This molecule is the final electron acceptor of the ETC.
What is oxygen?
Type of communication in which signals act on cells near the secreting cell
What is paracrine?
This type of DNA is only inherited from the mother.
mtDNA (mitochondrial DNA)
This property of water is a relative high value compared to other substances and allows for water to be an excellent temperature regulator.
What is specific heat?
This type of protein spans the hydrophobic interior of the plasma membrane.
What is an integral protein? (Also accept protein channel, transmembrane protein)
This is a process that produces a little ATP, includes glycolysis, and restores NAD+. It occurs when there is no oxygen present.
What is fermentation/anaerobic respiration?
These are the three steps of the signal transduction pathway.
Reception, Transduction, Response
The difference between co-dominance and incomplete dominance.
What is the expression of phenotype (co-dominance: both traits expressed, incomplete: a blend)
This is the correct sequence of locations during the transport of proteins out of a cell.
What is the RER --> Golgi ---> vesicles ----> plasma membrane.
This is a step of cellular respiration that breaks down AcetylCoA to 2 carbon dioxide, 1 ATP, 3NADH, and 1 FADH2 molecules in mitochondrial matrix.
What is the Krebs Cycle?
The stages of the cell cycle in order, including each step of mitosis.

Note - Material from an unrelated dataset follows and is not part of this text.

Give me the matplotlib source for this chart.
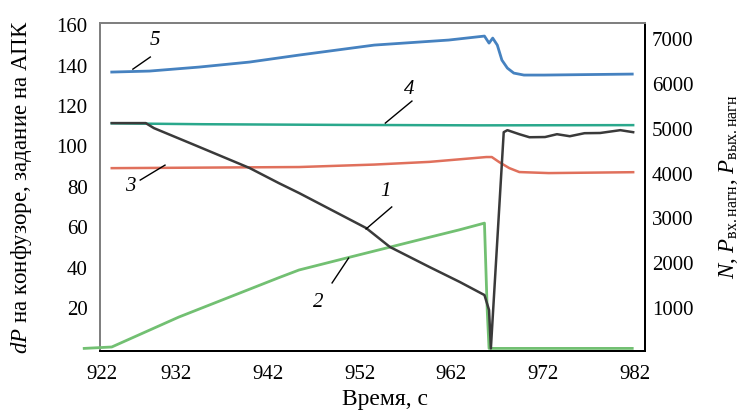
import matplotlib
matplotlib.use('Agg')
import matplotlib.pyplot as plt

# шрифты: Times-подобный с кириллицей
plt.rcParams['font.family'] = ['Liberation Serif', 'DejaVu Serif']
plt.rcParams['mathtext.fontset'] = 'custom'
plt.rcParams['mathtext.rm'] = 'Liberation Serif'
plt.rcParams['mathtext.it'] = 'Liberation Serif:italic'

# ---- данные ----
# 1 - чёрная (левая ось)
t_1 = [925.0, 928.7, 929.6, 934.0, 940.0, 943.2, 945.4, 950.0, 952.7, 955.3,
       959.6, 962.9, 965.6, 966.1, 966.3, 967.7, 968.1, 969.4, 970.5, 972.2,
       973.5, 974.9, 976.5, 978.2, 980.4, 981.8]
v_1 = [111.5, 111.5, 109.0, 100.7, 89.3, 81.8, 76.9, 66.0, 59.6, 50.2,
       40.3, 32.9, 26.4, 19.0, 0.0, 107.0, 108.0, 106.0, 104.5, 104.6,
       106.0, 105.0, 106.5, 106.6, 108.0, 107.0]

# 2 - зелёная (левая ось)
t_2 = [922.0, 925.0, 932.3, 943.2, 945.4, 950.8, 955.2, 959.6, 962.8, 965.6,
       965.9, 966.1, 981.7]
v_2 = [0.0, 0.7, 15.5, 35.0, 38.8, 45.0, 50.0, 55.0, 58.6, 62.0,
       19.0, 0.0, 0.0]

# 3 - красная (правая ось)
t_3 = [925.0, 945.4, 953.6, 959.6, 965.8, 966.4, 967.2, 968.3, 969.4, 972.6, 981.8]
v_3 = [4120, 4145, 4200, 4260, 4368, 4368, 4256, 4122, 4033, 4010, 4030]

# 4 - бирюзовая (правая ось)
t_4 = [925.0, 935.0, 950.0, 965.0, 981.8]
v_4 = [5120, 5100, 5085, 5075, 5080]

# 5 - синяя (правая ось)
t_5 = [925.0, 929.1, 934.5, 940.0, 945.4, 953.6, 961.7, 965.6, 966.1, 966.5,
       967.0, 967.5, 968.1, 968.8, 969.9, 972.1, 981.7]
v_5 = [6264, 6286, 6375, 6487, 6643, 6866, 6978, 7067, 6910, 7022,
       6866, 6531, 6352, 6241, 6197, 6197, 6219]

x_ticks = [932, 942, 952, 962, 972, 982]
left_ticks = [20, 40, 60, 80, 100, 120, 140, 160]
right_ticks = [1000, 2000, 3000, 4000, 5000, 6000, 7000]

fig = plt.figure(figsize=(7.48, 4.12), dpi=100)
ax = fig.add_axes([0.1337, 0.148, 0.7286, 0.796])
ax2 = ax.twinx()

ax.plot(t_2, v_2, color='#72c072', lw=2.0, clip_on=False, zorder=3)
ax.plot(t_1, v_1, color='#3a3a3a', lw=1.8, zorder=4)
ax2.plot(t_3, v_3, color='#e0705c', lw=1.8)
ax2.plot(t_4, v_4, color='#2aa88c', lw=1.8)
ax2.plot(t_5, v_5, color='#4682c0', lw=2.0)

ax.set_xlim(923.72, 983.09)
ax.set_ylim(-1.3, 161)
ax2.set_ylim(40, 7357)

# первая подпись оси времени стоит у самого края, как на исходнике
ax.set_xticks([923.9] + x_ticks)
ax.set_xticklabels(['922'] + [str(v) for v in x_ticks])
ax.set_yticks(left_ticks)
ax2.set_yticks(right_ticks)

ax.tick_params(axis='x', length=0, pad=10, labelsize=15)
ax.tick_params(axis='y', length=0, pad=9, labelsize=15)
ax2.tick_params(axis='y', length=0, pad=5, labelsize=15)

for a in (ax, ax2):
    a.spines['top'].set_color('#808080')
    a.spines['left'].set_color('#808080')
    a.spines['right'].set_color('black')
    a.spines['bottom'].set_color('black')
    for s in a.spines.values():
        s.set_linewidth(1.4)

ax.set_xlabel('Время, с', fontsize=17)
ax.xaxis.set_label_coords(0.523, -0.115)
ax.set_ylabel('$dP$ на конфузоре, задание на АПК', fontsize=16.5)
ax.yaxis.set_label_coords(-0.122, 0.5)
ax2.set_ylabel(r'$N$, $P_{\mathrm{вх.нагн}}$, $P_{\mathrm{вых.нагн}}$', fontsize=16.5)
ax2.yaxis.set_label_coords(1.132, 0.5)

# номера кривых с выносками
labels = [
    ('1', 954.8, 77.4, (955.5, 952.7), (70.0, 59.1)),
    ('2', 947.5, 22.9, (949.0, 950.8), (32.4, 44.7)),
    ('3', 927.0, 79.9, (928.1, 930.8), (83.3, 90.7)),
    ('4', 957.4, 128.3, (957.7, 954.8), (122.4, 111.5)),
    ('5', 929.7, 152.6, (929.2, 927.3), (144.2, 138.2)),
]
for txt, tx, ty, lx, ly in labels:
    ax.text(tx, ty, txt, fontsize=15, style='italic', ha='center', va='center', zorder=6)
    ax.plot(lx, ly, color='black', lw=1.0, zorder=6)

ax.set_zorder(ax2.get_zorder() + 1)
ax.patch.set_visible(False)

fig.savefig('out.png', dpi=100)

What is G1, S, G2, Mitosis (Prophase, Metaphase, Anaphase, Telophase, Cytokinesis).
Meiosis and mitosis differ because they produce cells with a different number of chromosomes: ______ for meiosis and ______ for mitosis.
What is haploid; diploid?
Saturated fatty acids and unsaturated fatty acids are often different states of matter at room temperature (liquid or solid). Draw or describe this feature.
What are double bonds between the carbons? (Also, the lack of hydrogens as a result).
This is what happens when a plant cell is placed in a hypotonic solution.
It becomes turgid or expands.
These are the three electron carriers found in photosynthesis and cellular respiration.
What are NADPH, NADH, and FADH2?
One example of how cells regulate cell division to avoid overproducing or underproducing cells (multiple answer options).
G0, checkpoints, cdK & kinase, oncogenes and tumor suppressor genes
In a dog breed known as the Mexican Hairless, the “hairless” phenotype is a result of a mutation displaying an autosomal dominant pattern of inheritance. Homozygous recessive individuals (hh) display a “coated” phenotype. Inheriting two copies of the mutation (HH) is lethal during embryonic development. In a cross between two dogs with the hairless phenotype, this proportion of puppies BORN is expected to be hairless.
What is 66%?
This type of inhibition occurs when a substrate binds to a site other than the active site to prevent enzyme catalysis.
What is allosteric/noncompetitive inhibition?
This measurement has a maximum value of 0; it decreases as the concentration of a solute increases. (Be specific!)
What is solute potential?
This is the site of high concentration of protons built up during a step of cellular respiration.
What is the intermembrane space of the mitochondria?
The name for the act of "energizing" molecules by adding a phosphate group to the structure.